22nd
DEC

Why Google’s Personalized Search matters

Posted by Michael under Online Retail, Search

personalized google logo Why Googles Personalized Search mattersSince early December, Google has been personalising everybody’s search results, unless they opt out of the personalisation service. Why and how and what does it mean?

What is Google personalised search?

Essentially, Google’s search engine now ‘learns’ from your past searching behaviour to tailor the results it produces in a current search by comparing the results with the ones you clicked on in previous searches.

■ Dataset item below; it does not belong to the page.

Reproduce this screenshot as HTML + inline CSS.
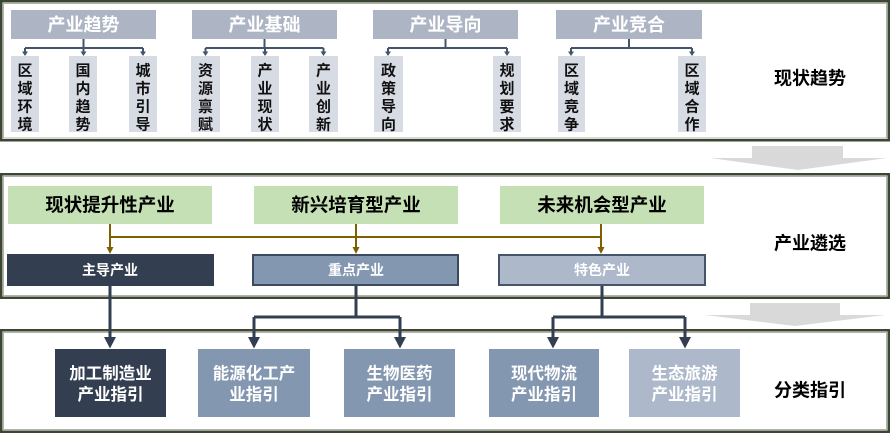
<!DOCTYPE html>
<html>
<head>
<meta charset="utf-8">
<style>
html,body{margin:0;padding:0;background:#fff;}
svg{display:block;}
text{font-family:"Liberation Sans","Noto Sans CJK SC",sans-serif;font-weight:bold;}
</style>
</head>
<body>
<svg width="891" height="433" viewBox="0 0 891 433" xmlns="http://www.w3.org/2000/svg">
  <!-- Frames -->
  <rect x="1.25" y="1.25" width="887.5" height="139" fill="#fff" stroke="#3b4633" stroke-width="2.5"/>
  <rect x="3.5" y="3.5" width="883" height="134.5" fill="none" stroke="#b2b3aa" stroke-width="1"/>

  <rect x="1.25" y="174.25" width="887.5" height="123.5" fill="#fff" stroke="#3b4633" stroke-width="2.5"/>
  <rect x="3.5" y="176.5" width="883" height="119" fill="none" stroke="#b2b3aa" stroke-width="1"/>

  <rect x="1.25" y="330.25" width="887.5" height="101.5" fill="#fff" stroke="#3b4633" stroke-width="2.5"/>
  <rect x="3.5" y="332.5" width="883" height="97" fill="none" stroke="#b2b3aa" stroke-width="1"/>

  <!-- Gray block arrows -->
  <polygon points="752,146 843,146 843,158 887,158 798,170 710,158 752,158" fill="#d9d9d9"/>
  <polygon points="750,303 840,303 840,315 885,315 795,326 705,315 750,315" fill="#d9d9d9"/>

  <!-- ===== Section 1 ===== -->
  <g fill="#adb5c5">
    <rect x="11" y="10" width="145" height="29"/>
    <rect x="192" y="10" width="145" height="29"/>
    <rect x="373" y="10" width="145" height="29"/>
    <rect x="556" y="10" width="146" height="29"/>
  </g>
  <g fill="#fff" font-size="18" text-anchor="middle">
    <text x="83.5" y="31">产业趋势</text>
    <text x="264.5" y="31">产业基础</text>
    <text x="445.5" y="31">产业导向</text>
    <text x="629" y="31">产业竞合</text>
  </g>

  <!-- connectors section 1 -->
  <g stroke="#44546a" stroke-width="2" fill="none">
    <path d="M83.5 39 V48 M25 48 H143 M25 48 V52 M83.5 48 V52 M143 48 V52"/>
    <path d="M264.5 39 V48 M205.5 48 H323.5 M205.5 48 V52 M265 48 V52 M323.5 48 V52"/>
    <path d="M445.5 39 V48 M388 48 H507 M388 48 V52 M507 48 V52"/>
    <path d="M629 39 V48 M571 48 H692 M571 48 V52 M692 48 V52"/>
  </g>
  <g fill="#44546a">
    <polygon points="22,51.5 28,51.5 25,56"/>
    <polygon points="80.5,51.5 86.5,51.5 83.5,56"/>
    <polygon points="140,51.5 146,51.5 143,56"/>
    <polygon points="202.5,51.5 208.5,51.5 205.5,56"/>
    <polygon points="262,51.5 268,51.5 265,56"/>
    <polygon points="320.5,51.5 326.5,51.5 323.5,56"/>
    <polygon points="385,51.5 391,51.5 388,56"/>
    <polygon points="504,51.5 510,51.5 507,56"/>
    <polygon points="568,51.5 574,51.5 571,56"/>
    <polygon points="689,51.5 695,51.5 692,56"/>
  </g>

  <!-- sub boxes -->
  <g fill="#d7dce4">
    <rect x="11" y="56" width="28" height="76"/>
    <rect x="69" y="56" width="28" height="76"/>
    <rect x="129" y="56" width="28" height="76"/>
    <rect x="191" y="56" width="29" height="76"/>
    <rect x="251" y="56" width="28" height="76"/>
    <rect x="309" y="56" width="29" height="76"/>
    <rect x="374" y="56" width="29" height="76"/>
    <rect x="493" y="56" width="28" height="76"/>
    <rect x="558" y="56" width="27" height="76"/>
    <rect x="678" y="56" width="28" height="76"/>
  </g>
  <g fill="#111" font-size="15" text-anchor="middle">
    <text x="25" y="75.5">区</text><text x="25" y="93.5">域</text><text x="25" y="111.5">环</text><text x="25" y="129.5">境</text>
    <text x="83" y="75.5">国</text><text x="83" y="93.5">内</text><text x="83" y="111.5">趋</text><text x="83" y="129.5">势</text>
    <text x="143" y="75.5">城</text><text x="143" y="93.5">市</text><text x="143" y="111.5">引</text><text x="143" y="129.5">导</text>
    <text x="205.5" y="75.5">资</text><text x="205.5" y="93.5">源</text><text x="205.5" y="111.5">禀</text><text x="205.5" y="129.5">赋</text>
    <text x="265" y="75.5">产</text><text x="265" y="93.5">业</text><text x="265" y="111.5">现</text><text x="265" y="129.5">状</text>
    <text x="323.5" y="75.5">产</text><text x="323.5" y="93.5">业</text><text x="323.5" y="111.5">创</text><text x="323.5" y="129.5">新</text>
    <text x="388.5" y="75.5">政</text><text x="388.5" y="93.5">策</text><text x="388.5" y="111.5">导</text><text x="388.5" y="129.5">向</text>
    <text x="507" y="75.5">规</text><text x="507" y="93.5">划</text><text x="507" y="111.5">要</text><text x="507" y="129.5">求</text>
    <text x="571.5" y="75.5">区</text><text x="571.5" y="93.5">域</text><text x="571.5" y="111.5">竞</text><text x="571.5" y="129.5">争</text>
    <text x="692" y="75.5">区</text><text x="692" y="93.5">域</text><text x="692" y="111.5">合</text><text x="692" y="129.5">作</text>
  </g>
  <text x="810" y="84.5" font-size="18" fill="#000" text-anchor="middle">现状趋势</text>

  <!-- ===== Section 2 ===== -->
  <g fill="#c5e0b4">
    <rect x="8" y="186" width="204" height="38"/>
    <rect x="254" y="186" width="204" height="38"/>
    <rect x="500" y="186" width="204" height="38"/>
  </g>
  <g fill="#000" font-size="18.5" text-anchor="middle">
    <text x="110" y="211.5">现状提升性产业</text>
    <text x="356" y="211.5">新兴培育型产业</text>
    <text x="602" y="211.5">未来机会型产业</text>
  </g>
  <g stroke="#7f6000" stroke-width="2" fill="none">
    <path d="M110 224 V248 M356 224 V248 M601 224 V248 M110 237 H601"/>
  </g>
  <g fill="#7f6000">
    <polygon points="106.5,247 113.5,247 110,254"/>
    <polygon points="352.5,247 359.5,247 356,254"/>
    <polygon points="597.5,247 604.5,247 601,254"/>
  </g>

  <!-- connectors section 3 (drawn under boxes) -->
  <g stroke="#333f50" stroke-width="3" fill="none">
    <path d="M110 286 V340"/>
    <path d="M356 286 V317 M254 317 H400 M254 317 V340 M400 317 V340"/>
    <path d="M602 286 V317 M553 317 H685 M553 317 V340 M685 317 V340"/>
  </g>
  <g fill="#333f50">
    <polygon points="104,337 116,337 110,348.5"/>
    <polygon points="248,337 260,337 254,348.5"/>
    <polygon points="394,337 406,337 400,348.5"/>
    <polygon points="547,337 559,337 553,348.5"/>
    <polygon points="679,337 691,337 685,348.5"/>
  </g>

  <rect x="7" y="254" width="207" height="32" fill="#333f50"/>
  <rect x="253" y="255" width="205" height="30" fill="#8497b0" stroke="#3b4a5e" stroke-width="2"/>
  <rect x="499" y="255" width="206" height="30" fill="#adb9ca" stroke="#44546a" stroke-width="2"/>
  <g fill="#fff" font-size="14" text-anchor="middle">
    <text x="110" y="275">主导产业</text>
    <text x="356" y="275">重点产业</text>
    <text x="602" y="275">特色产业</text>
  </g>
  <text x="810" y="249.5" font-size="18" fill="#000" text-anchor="middle">产业遴选</text>

  <!-- ===== Section 3 ===== -->
  <rect x="55" y="349" width="111" height="68" fill="#333f50"/>
  <rect x="198" y="349" width="112" height="68" fill="#8497b0"/>
  <rect x="344" y="349" width="111" height="68" fill="#8497b0"/>
  <rect x="489" y="349" width="110" height="68" fill="#8497b0"/>
  <rect x="629" y="349" width="111" height="68" fill="#adb9ca"/>
  <g fill="#fff" font-size="16.5" text-anchor="middle">
    <text x="110.5" y="379">加工制造业</text>
    <text x="110.5" y="400">产业指引</text>
    <text x="254" y="379">能源化工产</text>
    <text x="254" y="400">业指引</text>
    <text x="399.5" y="379">生物医药</text>
    <text x="399.5" y="400">产业指引</text>
    <text x="544" y="379">现代物流</text>
    <text x="544" y="400">产业指引</text>
    <text x="684.5" y="379">生态旅游</text>
    <text x="684.5" y="400">产业指引</text>
  </g>
  <text x="810" y="396.5" font-size="18" fill="#000" text-anchor="middle">分类指引</text>
</svg>
</body>
</html>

So if you regularly click on search results from the TF, or the Daily Mirror, more of those search results will start showing up in future searches, because Google will give them a higher ranking, as compared to other results, because you seem to favour their content.

Any user can easily opt out of the personalisation option, and already most journalists are opting out, because it’s not in their interest to have their search results limited in this way – whether the general public will understand what is happening and how it affects their access to the internet is another matter.

Why does it matter?

A good question, to which the answers, as yet, are not clear. One troubling aspect of the situation is that Google is being coy about the percentage of search results, per searcher, that are being personalised – is it 80% or 20%?

And does it mean that, over time, a searcher will only see results from sites they favour, so if you prefer to buy British, for example, and therefore tend to click on British businesses in a search list, would you, over time, end up ONLY seeing British business results? Google says no because it wants to maintain ‘diversity’, and to ensure that areas of the web are not ‘inaccessible’ to people because of their search history. But that doesn’t mean that there won’t be seismic changes in the way online retailers and other businesses find themselves being represented in searches over time.

What is the impact likely to be?

As yet there are only questions, rather than answers, but those questions are crucial ones for the SEO market:

1. Can this effort by Google to drive personalisation, as an opt-out rather than an opt-in feature, be seen as a counter attack on SEO?
2. Will new sites suffer as a result of the creation of a personalised search history; how does a new brand become a favourite and; what could the break-through mechanisms be that would allow this to happen?
3. How can website managers adequately judge their site ranking in Google with personalisation being applied?
4. How confused will users be by the different kind of results they get as they move between computers and find that items that appeared high on their ‘personalised search’ computer don’t show up on the first page of their ‘public’ computer or one they share with other people at home or work?